To address these challenges, we adopt a distributionally robust approach (e.g., see [2, 3]). Specifically, given a sparse empirical dataset of high-dimensional zero-one random parameters, we seek to minimize the worst-case expectation of the random cost (which is calculated as the optimal value of a convex conic program), over all distributions that lie in an ambiguity set centered at the empirical distribution. The size of the ambiguity set is governed by the Wasserstein metric, which itself is defined using any norm-induced metric on the zero-one hypercube in the high-dimensional space of parameters.

Our approach finds strong justification for several reasons. First, the high dimensionality and sparsity of the training data in the case of rare events prevents us from obtaining reliable estimates of moments, ruling out several popular moment-based sets. Second, ambiguity sets defined using other metrics, such as the Kullback-Liebler divergence or total variation distance effectively contain only those distributions that assign non-zero probability only to the empirically observed random samples and the worst-case realization (e.g., complete network failure); this is highly undesirable for tackling rare events, since the majority of possible uncertain states are unlikely to have been observed empirically. In contrast, the Wasserstein ambiguity set of any non-zero radius includes distributions that assign non-zero probability to any arbitrary realization. Indeed, it is this property which ensures that its solutions are robust to the occurrence of rare events.

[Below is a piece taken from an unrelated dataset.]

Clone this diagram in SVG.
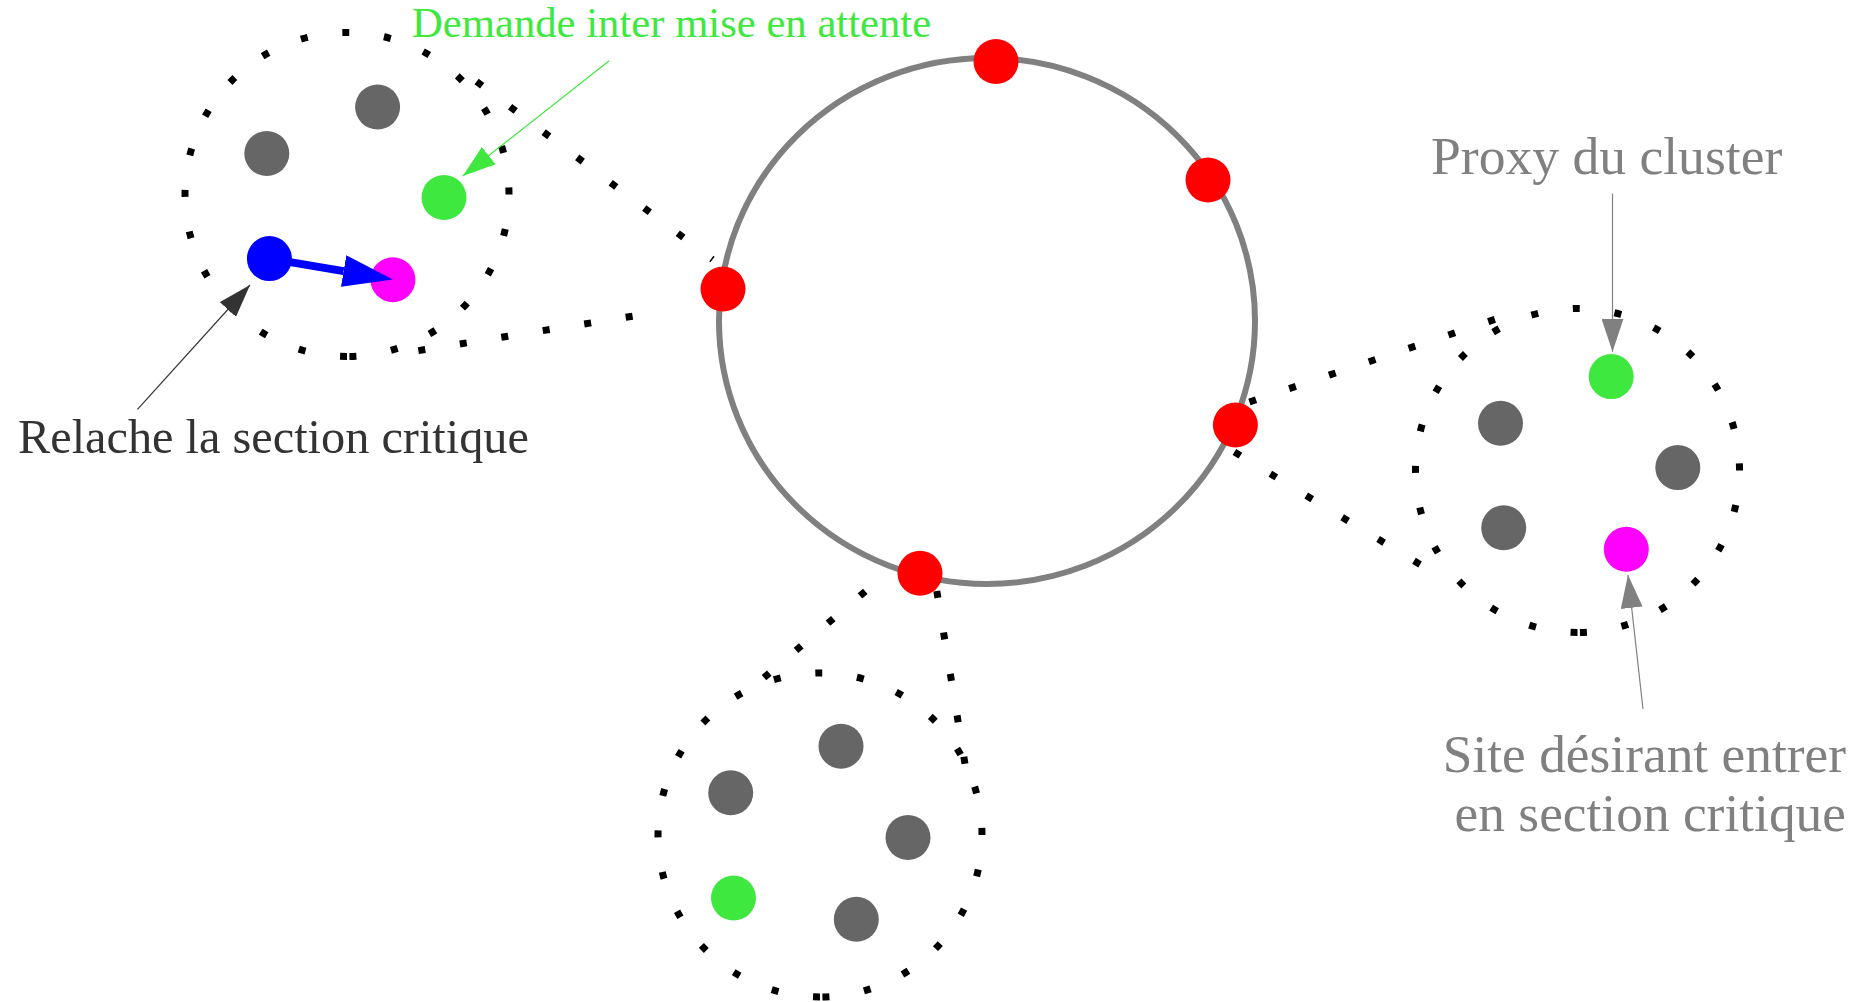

We extend the state-of-the-art in data-driven distributionally robust optimization towards the realm of two-stage conic problems with a particular focus on high-dimensional zero-one uncertainties [4]. By exploiting ideas from penalty methods and bilinear programming, we prove that their solution reduces to optimization problems over the convex hulls of mixed-integer conic representable sets. We also provide sufficient conditions for these convex hull formulations to be tractable. However, it is also shown that they are generically NP-hard even if there are no first-stage decisions and the second-stage loss function is the optimal value of a 2-dimensional linear program. This is crucially different from existing literature (e.g., see [5]) for distributionally robust optimization that assume finitely supported distributions; indeed, almost all of the existing reformulations and algorithms scale with the size of the support set, which limits their applicability to address zero-one uncertainties since the size of support can grow exponentially large in this case.

We circumvent this exponential growth by utilizing tractable conservative approximations inspired by convexification techniques in global optimization. Specifically, by using lift-and-project hierarchies to approximate the aforementioned convex hulls of the mixed-integer conic representable sets, we derive tractable conservative approximations of distributionally robust two-stage conic problems. Moreover, we provide practical guidelines to compute them efficiently. Notably, our approximations become exact as the size of the Wasserstein ambiguity set shrinks to zero, and can be also extended towards conditional-value-at-risk and classical two-stage robust formulations.

We demonstrate the practical viability of our method and its out-of-sample performance on challenging nonlinear optimal power flow problems affected by rare high-impact transmission line outages. We observe that, for fixed sample size and decreasing Wasserstein radius, as well as for fixed Wasserstein radius and increasing sample size, the optimality gaps of our approximations uniformly decrease to zero. Moreover, they have small computation times when compared to an exact Benders scheme (3-10 times faster), with the relative difference in their computation times being significantly higher for large sample sizes. For larger networks, the Benders scheme does not converge within 10 minutes for any reasonable sample size, whereas our approximations are solved within a few minutes. Finally, out-of-sample tests indicate that our method consistently outperforms the classical sample average approximation by about 20%, particularly when the sample size is small. We observe that the relative benefits of our approach appear to increase with increasing rarity and economic impact of the random transmission line outages.

References:

[1] North American Electric Reliability Corporation (2017). Transmission System Planning Performance Requirements.TPL-001-4.

[2] Esfahani, P. M., & Kuhn, D. (2018). Data-driven distributionally robust optimization using the Wasserstein metric: Performance guarantees and tractable reformulations. Mathematical Programming, 171(1-2), 115-166.

[3] Rahimian, H. & Mehrotra, S. (2019). Distributionally robust optimization: A review. arXiv preprint arXiv:1908.05659.

[4] Subramanyam, A., Tonbari, M. E., & Kim, K. (2020). Data-driven two-stage conic optimization with rare high-impact zero-one uncertainties. arXiv preprint arXiv:2001.04934.

[5] Ben-Tal, A., Den Hertog, D., De Waegenaere, A., Melenberg, B., & Rennen, G. (2013). Robust solutions of optimization problems affected by uncertain probabilities. Management Science, 59(2), 341-357.